Because every good story has a good bad guy, the next album of the comic Asterix will introduce a Roman henchman ready to do anything to thwart the plans of our favorite Gauls. The 36th adventure of the little hero, titled "The Missing Scroll," will be available on October 22, but HuffPost France got the exclusive on the name and look of the villain, as well as a few other teasers.
In English, the villain's name is Blockbustus. His name in other languages -- Asterix is translated into dozens -- is Bonus Promoplus (French), Promoplús (Spanish), Bestsellerus (Italian), Syndicus (German), Vendetudus (Portuguese) and Promocionus (Brazil).
And which French personality does he resemble? Of course, this is really the main question being asked, given the preponderance of caricatures in the small world of Asterix. Writer Jean-Yves Ferri and illustrator Didier Conrad are not hiding anything: They drew inspiration from Jacques Séguéla, the famous French publisher and founder of the agency Euro RSCG (now Havas Advertising).
However, it is not necessarily a caricature of the man who ran Mitterand's presidential campaign in 1981; he was only an inspiration for the character. "He knows the machinations of power, understands them, and anticipates their next moves. This character is a back-room advisor, but is also comfortable in public and moving up in circles of influence. We needed to show this duplicity in his face."
Blockbustus is fairly old in age for the Asterix universe (though the series does include a few elderly characters, such as Geriatrix). "I had photos of an elderly Séguéla, so I started out with someone old," jokes Conrad, before explaining: "Long hair was a way of not only balancing a big nose and hiding his neck a bit, which seemed a little too bent given his facial features, but also a way to make him a little younger. It's an old man trying to be young.”
What did Albert Uderzo, Asterix’s creator, think about the new character? Though he is no longer illustrating, he keeps a close eye on his creation. "I think it great!" he reassured. “It holds quite true to the spirit of Asterix in terms of bad guys, certainly. He is small, has a nasty air about him. That suits me.”

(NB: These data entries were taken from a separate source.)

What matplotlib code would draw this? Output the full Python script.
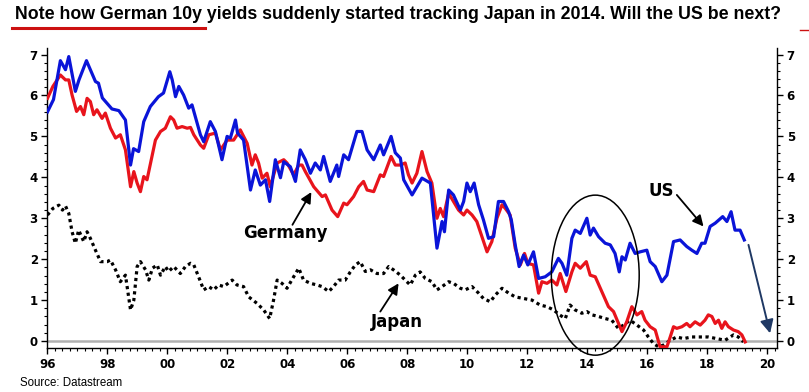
import matplotlib
matplotlib.use("Agg")
import matplotlib.pyplot as plt
from matplotlib.patches import Ellipse
from matplotlib.ticker import MultipleLocator, FixedLocator
from matplotlib.lines import Line2D

# --- 10y government bond yields (%) ---
us_t = [1996.0, 1996.2, 1996.43, 1996.6, 1996.71, 1996.93, 1997.05, 1997.3, 1997.6, 1997.7,
        1997.83, 1998.15, 1998.38, 1998.6, 1998.77, 1998.87, 1999.04, 1999.21, 1999.43, 1999.7,
        1999.87, 2000.08, 2000.16, 2000.27, 2000.38, 2000.54, 2000.71, 2000.82, 2001.1, 2001.21,
        2001.43, 2001.6, 2001.82, 2001.99, 2002.1, 2002.27, 2002.34, 2002.54, 2002.77, 2002.93,
        2003.1, 2003.27, 2003.41, 2003.6, 2003.77, 2003.88, 2004.1, 2004.27, 2004.43, 2004.6,
        2004.77, 2004.93, 2005.1, 2005.21, 2005.43, 2005.65, 2005.71, 2005.88, 2006.04, 2006.32,
        2006.49, 2006.66, 2006.88, 2007.1, 2007.21, 2007.46, 2007.6, 2007.77, 2007.88, 2008.16,
        2008.49, 2008.77, 2008.99, 2009.16, 2009.24, 2009.38, 2009.54, 2009.77, 2009.88, 2009.99,
        2010.1, 2010.23, 2010.38, 2010.54, 2010.71, 2010.88, 2011.04, 2011.21, 2011.38, 2011.47,
        2011.6, 2011.73, 2011.88, 2012.02, 2012.21, 2012.38, 2012.6, 2012.82, 2013.04, 2013.16,
        2013.32, 2013.49, 2013.6, 2013.77, 2013.99, 2014.1, 2014.21, 2014.38, 2014.6, 2014.77,
        2014.93, 2015.07, 2015.16, 2015.27, 2015.43, 2015.6, 2015.77, 2015.99, 2016.1, 2016.27,
        2016.49, 2016.66, 2016.88, 2017.1, 2017.32, 2017.49, 2017.66, 2017.82, 2017.93, 2018.1,
        2018.27, 2018.52, 2018.66, 2018.8, 2018.93, 2019.1, 2019.24]
us_y = [5.6, 5.9, 6.85, 6.63, 6.95, 6.1, 6.38, 6.85, 6.34, 6.3,
        5.94, 5.67, 5.63, 5.4, 4.3, 4.7, 4.63, 5.36, 5.73, 5.97,
        6.06, 6.58, 6.38, 5.97, 6.22, 6.01, 5.69, 5.77, 5.04, 4.87,
        5.36, 5.12, 4.43, 5.0, 4.96, 5.4, 5.08, 4.91, 3.69, 4.18,
        3.81, 3.94, 3.41, 4.43, 3.99, 4.38, 4.26, 3.9, 4.67, 4.43,
        4.1, 4.35, 4.18, 4.51, 3.9, 4.3, 4.02, 4.55, 4.43, 5.12,
        5.12, 4.67, 4.43, 4.79, 4.55, 5.0, 4.6, 4.47, 3.94, 3.57,
        3.98, 3.86, 2.27, 2.92, 2.67, 3.69, 3.57, 3.2, 3.41, 3.86,
        3.65, 3.86, 3.33, 2.96, 2.51, 2.55, 3.41, 3.41, 3.16, 2.96,
        2.35, 1.82, 2.1, 1.86, 2.18, 1.53, 1.57, 1.69, 2.02, 1.9,
        1.61, 2.51, 2.71, 2.63, 3.0, 2.59, 2.76, 2.55, 2.39, 2.35,
        2.14, 1.69, 2.06, 1.98, 2.39, 2.14, 2.18, 2.22, 1.94, 1.82,
        1.45, 1.61, 2.43, 2.47, 2.31, 2.22, 2.14, 2.39, 2.39, 2.8,
        2.88, 3.04, 2.92, 3.16, 2.71, 2.71, 2.47]

de_t = [1996.0, 1996.18, 1996.43, 1996.6, 1996.71, 1996.82, 1996.97, 1997.1, 1997.21, 1997.32,
        1997.43, 1997.54, 1997.65, 1997.82, 1997.93, 1998.1, 1998.27, 1998.43, 1998.6, 1998.77,
        1998.88, 1998.99, 1999.1, 1999.21, 1999.32, 1999.6, 1999.77, 1999.93, 2000.1, 2000.21,
        2000.32, 2000.49, 2000.66, 2000.77, 2000.88, 2001.1, 2001.21, 2001.38, 2001.6, 2001.77,
        2001.99, 2002.21, 2002.43, 2002.66, 2002.82, 2002.93, 2003.04, 2003.16, 2003.32, 2003.43,
        2003.66, 2003.88, 2003.99, 2004.21, 2004.38, 2004.49, 2004.6, 2004.88, 2005.16, 2005.27,
        2005.49, 2005.68, 2005.88, 2005.99, 2006.21, 2006.38, 2006.54, 2006.66, 2006.88, 2007.1,
        2007.21, 2007.46, 2007.6, 2007.77, 2007.93, 2008.04, 2008.16, 2008.32, 2008.49, 2008.66,
        2008.82, 2008.99, 2009.1, 2009.21, 2009.38, 2009.54, 2009.71, 2009.88, 2009.99, 2010.16,
        2010.32, 2010.47, 2010.66, 2010.82, 2010.99, 2011.16, 2011.27, 2011.43, 2011.6, 2011.77,
        2011.91, 2012.02, 2012.21, 2012.38, 2012.49, 2012.66, 2012.82, 2012.99, 2013.1, 2013.29,
        2013.49, 2013.6, 2013.77, 2013.97, 2014.1, 2014.27, 2014.54, 2014.71, 2014.88, 2015.16,
        2015.32, 2015.49, 2015.66, 2015.82, 2015.93, 2016.1, 2016.27, 2016.43, 2016.66, 2016.77,
        2016.88, 2016.99, 2017.16, 2017.32, 2017.43, 2017.6, 2017.77, 2017.93, 2018.04, 2018.16,
        2018.27, 2018.38, 2018.49, 2018.6, 2018.71, 2018.88, 2019.04, 2019.16, 2019.27]
de_y = [5.93, 6.22, 6.5, 6.38, 6.38, 6.01, 5.61, 5.73, 5.53, 5.93,
        5.85, 5.53, 5.65, 5.44, 5.57, 5.2, 4.96, 5.04, 4.67, 3.77,
        4.14, 3.86, 3.65, 4.02, 3.94, 4.91, 5.12, 5.2, 5.48, 5.4,
        5.2, 5.24, 5.2, 5.22, 5.04, 4.79, 4.71, 5.04, 5.08, 4.67,
        4.91, 4.91, 5.16, 4.83, 4.3, 4.55, 4.35, 3.98, 4.1, 3.77,
        4.35, 4.43, 4.35, 4.06, 4.3, 4.3, 4.14, 3.77, 3.53, 3.57,
        3.2, 3.04, 3.37, 3.33, 3.53, 3.77, 3.9, 3.69, 3.65, 4.06,
        4.02, 4.51, 4.3, 4.3, 4.35, 4.06, 3.86, 4.1, 4.63, 4.14,
        3.86, 3.0, 3.24, 3.04, 3.61, 3.41, 3.2, 3.08, 3.2, 3.08,
        2.92, 2.59, 2.18, 2.43, 3.0, 3.33, 3.24, 3.08, 2.27, 1.86,
        2.14, 1.9, 1.86, 1.17, 1.45, 1.41, 1.49, 1.37, 1.65, 1.21,
        1.69, 1.9, 1.78, 1.94, 1.61, 1.57, 1.12, 0.84, 0.72, 0.23,
        0.47, 0.84, 0.64, 0.72, 0.51, 0.35, 0.27, -0.14, -0.14, 0.1,
        0.35, 0.31, 0.35, 0.43, 0.35, 0.47, 0.39, 0.51, 0.64, 0.6,
        0.43, 0.51, 0.31, 0.47, 0.35, 0.27, 0.23, 0.15, -0.02]

jp_t = [1996.0, 1996.18, 1996.38, 1996.5, 1996.6, 1996.71, 1996.82, 1996.93, 1997.04, 1997.21,
        1997.32, 1997.43, 1997.6, 1997.77, 1997.99, 1998.1, 1998.27, 1998.43, 1998.6, 1998.77,
        1998.88, 1998.99, 1999.1, 1999.27, 1999.38, 1999.5, 1999.66, 1999.77, 1999.93, 2000.04,
        2000.21, 2000.43, 2000.6, 2000.77, 2000.88, 2001.04, 2001.21, 2001.38, 2001.54, 2001.71,
        2001.88, 2002.16, 2002.32, 2002.54, 2002.71, 2002.99, 2003.21, 2003.41, 2003.54, 2003.66,
        2003.82, 2003.99, 2004.21, 2004.38, 2004.54, 2004.77, 2004.99, 2005.16, 2005.38, 2005.54,
        2005.71, 2005.93, 2006.1, 2006.27, 2006.43, 2006.6, 2006.77, 2006.99, 2007.21, 2007.38,
        2007.54, 2007.77, 2007.93, 2008.1, 2008.27, 2008.43, 2008.6, 2008.82, 2008.99, 2009.16,
        2009.38, 2009.54, 2009.77, 2009.93, 2010.16, 2010.38, 2010.54, 2010.77, 2010.93, 2011.16,
        2011.38, 2011.6, 2011.88, 2012.16, 2012.43, 2012.66, 2012.88, 2013.08, 2013.27, 2013.43,
        2013.6, 2013.82, 2013.99, 2014.16, 2014.38, 2014.6, 2014.82, 2015.04, 2015.21, 2015.43,
        2015.66, 2015.88, 2016.04, 2016.21, 2016.38, 2016.54, 2016.77, 2016.99, 2017.21, 2017.49,
        2017.77, 2018.04, 2018.32, 2018.6, 2018.88, 2019.04, 2019.21]
jp_y = [3.08, 3.24, 3.32, 3.2, 3.3, 3.12, 2.67, 2.39, 2.71, 2.43,
        2.67, 2.51, 2.22, 1.94, 1.94, 1.98, 1.74, 1.45, 1.61, 0.76,
        1.0, 1.82, 1.94, 1.74, 1.49, 1.78, 1.86, 1.61, 1.82, 1.7,
        1.82, 1.65, 1.82, 1.9, 1.86, 1.57, 1.25, 1.33, 1.25, 1.37,
        1.33, 1.49, 1.37, 1.33, 1.08, 0.92, 0.76, 0.55, 1.0, 1.49,
        1.41, 1.29, 1.57, 1.78, 1.49, 1.41, 1.37, 1.33, 1.21, 1.33,
        1.49, 1.49, 1.69, 1.86, 1.94, 1.7, 1.74, 1.65, 1.65, 1.82,
        1.74, 1.61, 1.49, 1.37, 1.61, 1.69, 1.53, 1.45, 1.25, 1.33,
        1.45, 1.41, 1.29, 1.25, 1.33, 1.17, 1.04, 0.96, 1.12, 1.29,
        1.17, 1.08, 1.04, 1.0, 0.88, 0.84, 0.76, 0.64, 0.55, 0.88,
        0.76, 0.68, 0.72, 0.64, 0.6, 0.55, 0.51, 0.31, 0.39, 0.51,
        0.39, 0.27, 0.1, -0.06, -0.14, -0.1, 0.02, 0.1, 0.06, 0.1,
        0.1, 0.1, 0.06, 0.02, 0.15, 0.1, -0.02]

year_ticks = [1996, 1998, 2000, 2002, 2004, 2006, 2008, 2010, 2012, 2014, 2016, 2018, 2020]
year_labels = ["96", "98", "00", "02", "04", "06", "08", "10", "12", "14", "16", "18", "20"]

title = "Note how German 10y yields suddenly started tracking Japan in 2014. Will the US be next?"

plt.rcParams['font.family'] = ['Liberation Sans', 'DejaVu Sans']

fig = plt.figure(figsize=(8.09, 3.92), dpi=100)
ax = fig.add_axes([0.0587, 0.1122, 0.9017, 0.7654])

ax.axhline(0, color='#b0b0b0', lw=1.8, zorder=1)
ax.plot(jp_t, jp_y, color='black', lw=2.3, linestyle=(0, (1, 1.1)),
        dash_capstyle='butt', zorder=2)
ax.plot(de_t, de_y, color='#e8141c', lw=2.3, zorder=3)
ax.plot(us_t, us_y, color='#0a14d8', lw=2.3, zorder=4)

ax.set_xlim(1996.0, 2020.33)
ax.set_ylim(-0.17, 7.16)

# axes look
ax.spines['top'].set_visible(False)
for s in ['left', 'right', 'bottom']:
    ax.spines[s].set_linewidth(1.0)
ax.xaxis.set_major_locator(FixedLocator(year_ticks))
ax.set_xticklabels(year_labels)
ax.xaxis.set_minor_locator(MultipleLocator(0.25))
ax.yaxis.set_major_locator(MultipleLocator(1))
ax.yaxis.set_minor_locator(MultipleLocator(0.2))
ax.tick_params(axis='y', which='both', left=True, right=True, labelleft=True,
               labelright=True, direction='out')
ax.tick_params(axis='both', which='major', length=4, width=1, labelsize=8.5, pad=3)
ax.tick_params(axis='both', which='minor', length=2.5, width=0.8)
ax.tick_params(axis='x', which='both', direction='out')
tick_font = ['DejaVu Sans']
for t in ax.xaxis.get_major_ticks() + ax.yaxis.get_major_ticks():
    for lab in (t.label1, t.label2):
        lab.set_fontweight('bold')
        lab.set_family(tick_font)

# annotations
note_font = ['DejaVu Sans']
arrow_kw = dict(arrowstyle='-|>', color='black', lw=1.3, mutation_scale=16, shrinkA=0, shrinkB=0)
ax.annotate("", xy=(2004.8, 3.64), xytext=(2004.17, 2.84), arrowprops=arrow_kw)
ax.text(2003.93, 2.64, "Germany", ha='center', va='center', fontsize=12,
        fontweight='bold', family=note_font)
ax.annotate("", xy=(2007.71, 1.41), xytext=(2007.1, 0.72), arrowprops=arrow_kw)
ax.text(2007.65, 0.47, "Japan", ha='center', va='center', fontsize=12,
        fontweight='bold', family=note_font)
ax.annotate("", xy=(2017.88, 2.8), xytext=(2016.99, 3.57), arrowprops=arrow_kw)
ax.text(2016.47, 3.67, "US", ha='center', va='center', fontsize=12,
        fontweight='bold', family=note_font)
ax.annotate("", xy=(2020.1, 0.19), xytext=(2019.38, 2.35),
            arrowprops=dict(arrowstyle='-|>', color='#1f3864', lw=1.4, mutation_scale=20,
                            shrinkA=0, shrinkB=0),
            annotation_clip=False)
ax.add_patch(Ellipse((2014.27, 1.61), 2.93, 3.91, fill=False, lw=1.1,
                     edgecolor='black', clip_on=False, zorder=5))

# title with red underline
fig.text(0.019, 0.962, title, ha='left', va='center', fontsize=12.8, fontweight='bold')
fig.add_artist(Line2D([12 / 809, 205 / 809], [0.9286, 0.9286], color='#cc1111', lw=2.2))
fig.add_artist(Line2D([800 / 809, 809 / 809], [0.923, 0.923], color='#cc1111', lw=1.0))

fig.text(0.025, 0.022, "Source: Datastream", ha='left', va='center', fontsize=8.3)

fig.savefig("out.png", dpi=100)
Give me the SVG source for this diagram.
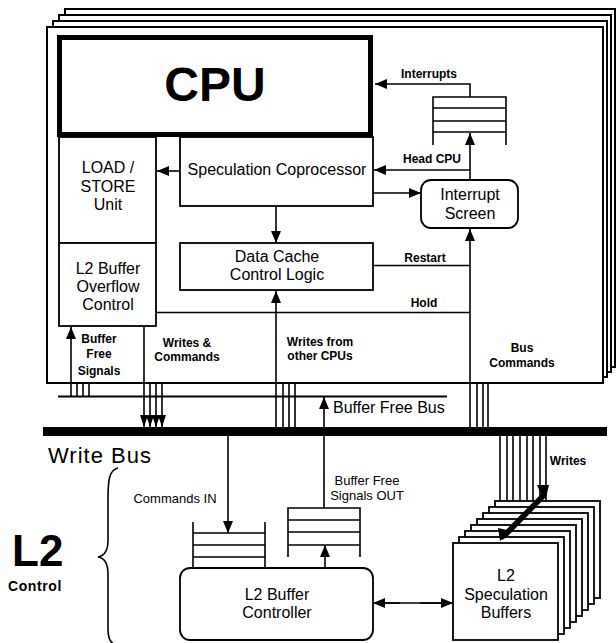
<svg xmlns="http://www.w3.org/2000/svg" width="616" height="643" viewBox="0 0 616 643">
<style>
  .box{fill:#fff;stroke:#000;stroke-width:1.8}
  .ln{fill:none;stroke:#000;stroke-width:1.6}
  .frm{fill:#fff;stroke:#000;stroke-width:2}
  .t{font-family:"Liberation Sans",Arial,sans-serif;font-size:16px;fill:#000;text-anchor:middle}
  .s{font-family:"Liberation Sans",Arial,sans-serif;font-size:12px;font-weight:bold;fill:#000;text-anchor:middle}
  .r{font-family:"Liberation Sans",Arial,sans-serif;font-size:13px;fill:#000;text-anchor:middle}
  .a{marker-end:url(#ah)}
</style>
<defs>
  <marker id="ah" viewBox="0 0 12 10" refX="12" refY="5" markerWidth="12" markerHeight="10" markerUnits="userSpaceOnUse" orient="auto">
    <path d="M0,0 L12,5 L0,10 z" fill="#000"/>
  </marker>
  <marker id="as" viewBox="0 0 12 8" refX="12" refY="4" markerWidth="12" markerHeight="8" markerUnits="userSpaceOnUse" orient="auto">
    <path d="M0,0 L12,4 L0,8 z" fill="#000"/>
  </marker>
</defs>

<g id="cpu-frames">
  <rect class="frm" x="65" y="9" width="550" height="358"/>
  <rect class="frm" x="59" y="15" width="552" height="357"/>
  <rect class="frm" x="53" y="21" width="554" height="356"/>
  <rect class="frm" x="47" y="27" width="556" height="356"/>
</g>

<g id="cpu">
  <rect x="59.5" y="37.5" width="311" height="97" fill="#fff" stroke="#000" stroke-width="5"/>
  <text x="215" y="101" font-family="Liberation Sans,Arial,sans-serif" font-size="48" font-weight="bold" text-anchor="middle">CPU</text>
</g>

<g id="load-store">
  <rect class="box" x="59" y="137" width="97" height="106"/>
  <text class="t" x="108" y="173">LOAD /</text>
  <text class="t" x="108" y="192">STORE</text>
  <text class="t" x="108" y="210">Unit</text>
</g>

<g id="l2-overflow">
  <rect class="box" x="59" y="243" width="97" height="83"/>
  <text class="t" x="108" y="274">L2 Buffer</text>
  <text class="t" x="108" y="292">Overflow</text>
  <text class="t" x="108" y="310">Control</text>
</g>

<g id="spec-coproc">
  <rect class="box" x="180" y="137" width="193" height="69"/>
  <text class="t" x="277" y="175">Speculation Coprocessor</text>
</g>

<g id="data-cache">
  <rect class="box" x="180" y="243" width="193" height="47"/>
  <text class="t" x="277" y="262">Data Cache</text>
  <text class="t" x="277" y="280">Control Logic</text>
</g>

<g id="interrupt-screen">
  <rect class="box" x="421" y="180" width="97" height="48" rx="10"/>
  <text class="t" x="470" y="200">Interrupt</text>
  <text class="t" x="470" y="219">Screen</text>
</g>

<g id="interrupt-queue">
  <path class="ln" d="M433,145 V97 H506 V145 M433,108 H506 M433,121 H506 M433,132 H506"/>
</g>

<g id="buses">
  <line x1="58" y1="396.5" x2="447" y2="396.5" stroke="#000" stroke-width="2.2"/>
  <rect x="43" y="427" width="564" height="9" fill="#000"/>
  <text x="333" y="413" font-family="Liberation Sans,Arial,sans-serif" font-size="16">Buffer Free Bus</text>
  <text x="48" y="463" font-family="Liberation Sans,Arial,sans-serif" font-size="22" letter-spacing="1">Write Bus</text>
</g>

<g id="cmd-queue">
  <path class="ln" d="M193,522 V568 M265,522 V568 M193,533 H265 M193,545 H265 M193,557 H265"/>
</g>

<g id="out-queue">
  <path class="ln" d="M288,557 V508 H360 V557 M288,520 H360 M288,532 H360 M288,545 H360"/>
</g>

<g id="l2-controller">
  <rect class="box" x="180" y="568" width="193" height="72" rx="10"/>
  <text class="t" x="277" y="600">L2 Buffer</text>
  <text class="t" x="277" y="618">Controller</text>
</g>

<g id="spec-buffers">
  <rect class="box" x="495" y="501" width="105" height="97"/>
  <rect class="box" x="489" y="507" width="105" height="97"/>
  <rect class="box" x="483" y="513" width="105" height="97"/>
  <rect class="box" x="477" y="519" width="105" height="97"/>
  <rect class="box" x="471" y="525" width="105" height="97"/>
  <rect class="box" x="465" y="531" width="105" height="97"/>
  <rect class="box" x="459" y="537" width="105" height="97"/>
  <rect class="box" x="453" y="543" width="105" height="97" stroke-width="2.2"/>
  <text class="t" x="506" y="581">L2</text>
  <text class="t" x="506" y="600">Speculation</text>
  <text class="t" x="506" y="618">Buffers</text>
</g>

<g id="l2-label">
  <text x="12" y="566" font-family="Liberation Sans,Arial,sans-serif" font-size="44" font-weight="bold">L2</text>
  <text x="8" y="591" font-family="Liberation Sans,Arial,sans-serif" font-size="14" font-weight="bold" letter-spacing="0.6">Control</text>
  <path class="ln" d="M118,468 C109,470 108,480 108,500 L108,540 C108,552 104,556 98,557 C104,558 108,562 108,574 L108,628 C108,638 110,643 116,645"/>
</g>

<g id="connectors">
  <path class="ln a" d="M470,97 V84 H375"/>
  <path class="ln a" d="M470,180 V133"/>
  <path class="ln a" d="M470,170 H374"/>
  <path class="ln a" d="M373,193 H421"/>
  <path class="ln a" d="M180,171 H157"/>
  <path class="ln a" d="M276,206 V243"/>
  <path class="ln" d="M373,265.5 H470"/>
  <path class="ln" d="M156,312.5 H470"/>
  <path class="ln a" d="M470,427 V229"/>
  <path class="ln" d="M477,383 V427 M483,383 V427 M488,383 V427"/>
  <path class="ln a" d="M276,427 V291"/>
  <path class="ln" d="M283,383 V427 M289,383 V427 M295,383 V427"/>
  <path class="ln a" d="M71,397 V327"/>
  <path class="ln" d="M77,383 V397 M83,383 V397 M89,383 V397"/>
  <path class="ln" d="M144,326 V383"/>
  <path class="ln" d="M144,383 V427" marker-end="url(#as)"/>
  <path class="ln" d="M150,383 V427" marker-end="url(#as)"/>
  <path class="ln" d="M156,383 V427" marker-end="url(#as)"/>
  <path class="ln" d="M162,383 V427" marker-end="url(#as)"/>
  <path class="ln a" d="M228,436 V533"/>
  <path class="ln a" d="M324,508 V397"/>
  <path class="ln a" d="M325,568 V545"/>
  <path class="ln" d="M385,603 H441"/>
  <path class="ln a" d="M420,603 H453"/>
  <path class="ln a" d="M400,603 H373"/>
  <path class="ln" d="M500,436 V501 M507,436 V501 M513,436 V501 M520,436 V501 M527,436 V501 M533,436 V501 M540,436 V501 M546,436 V501"/>
  <path d="M537,485 L549,485 L546,497 L507,537 L502,540 L503,533 L541,494 z" fill="#000"/>
  <path d="M500,541 L498,528 L511,531 z" fill="#000"/>
</g>

<g id="labels">
  <text class="s" x="429" y="78">Interrupts</text>
  <text class="s" x="432" y="163">Head CPU</text>
  <text class="s" x="425" y="262">Restart</text>
  <text class="s" x="424" y="307">Hold</text>
  <text class="s" x="99" y="343">Buffer</text>
  <text class="s" x="99" y="358">Free</text>
  <text class="s" x="99" y="375">Signals</text>
  <text class="s" x="187" y="347">Writes &amp;</text>
  <text class="s" x="187" y="361">Commands</text>
  <text class="s" x="320" y="346">Writes from</text>
  <text class="s" x="320" y="360">other CPUs</text>
  <text class="s" x="522" y="352">Bus</text>
  <text class="s" x="522" y="367">Commands</text>
  <text class="s" x="568" y="465">Writes</text>
  <text class="r" x="175" y="503">Commands IN</text>
  <text class="r" x="367" y="485">Buffer Free</text>
  <text class="r" x="367" y="500">Signals OUT</text>
</g>
</svg>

His only qualm was with Blockbustus's nose: "I think it is too big. Essentially, I always used to give ‘big noses’ to the Gauls only, and seldom to Romans! (We cannot blame them for everything, either!!) Only a privileged few are entitled to a purple and lumpy nasal appendage -- surely, you know who I am talking about (a recurring caricature of our friend Pierre Tchernia). They took my remark into consideration and corrected the nose, which drooped much too low."
Early sketches of Blockbustus (before "correcting" the nose)...
Séguéla was not the only source of inspiration for Blockbustus. His personality is also inspired by political figures such as Patrick Buisson and Henri Guaino, who wrote Nicolas Sarkozy's speeches during his presidency.
"At the beginning, I wanted to put [Julius] Caesar front and center [in the comic]," recalls Ferri. “But you cannot do whatever you want with Caesar. We needed to find someone who would take a few hits in his place ... So I thought of a man in the shadows, a hidden advisor. A Patrick Buisson, in his role, not in his physical presence."
Is Blockbustus based on previous Asterix bad guys? No, if we believe Uderzo. "He has a personality all his own and is quite different from the other antagonists. Bad guys are only around for one album. It is therefore best to invent a new personality for each character. Oh, there is a little bit of Codfix. And he reminds me somewhat of Surreptitus."
In July, Uderzo unveiled part of the plot of "The Missing Scroll." The adventure begins with the famous book by Julius Caesar, The Gallic Wars, a book that gave nightmares to generations of Latin students. It is not surprising, then, that Blockbustus' profession is as an editor and advisor plenipotentiary.
As a man in the shadows, Blockbustus is introduced within the closed circles of the Roman intelligentsia (note that "intelligentsia" is not a Gaul's name). "He is thoroughly urban and the prospect of training these Spartans in the Gaulish countryside does not really appeal to him. He leaves Rome, to his great horror," says Ferri. Replace "Rome" with "Saint-Germain-des-Prés" and some Parisian editors would easily see themselves in this character.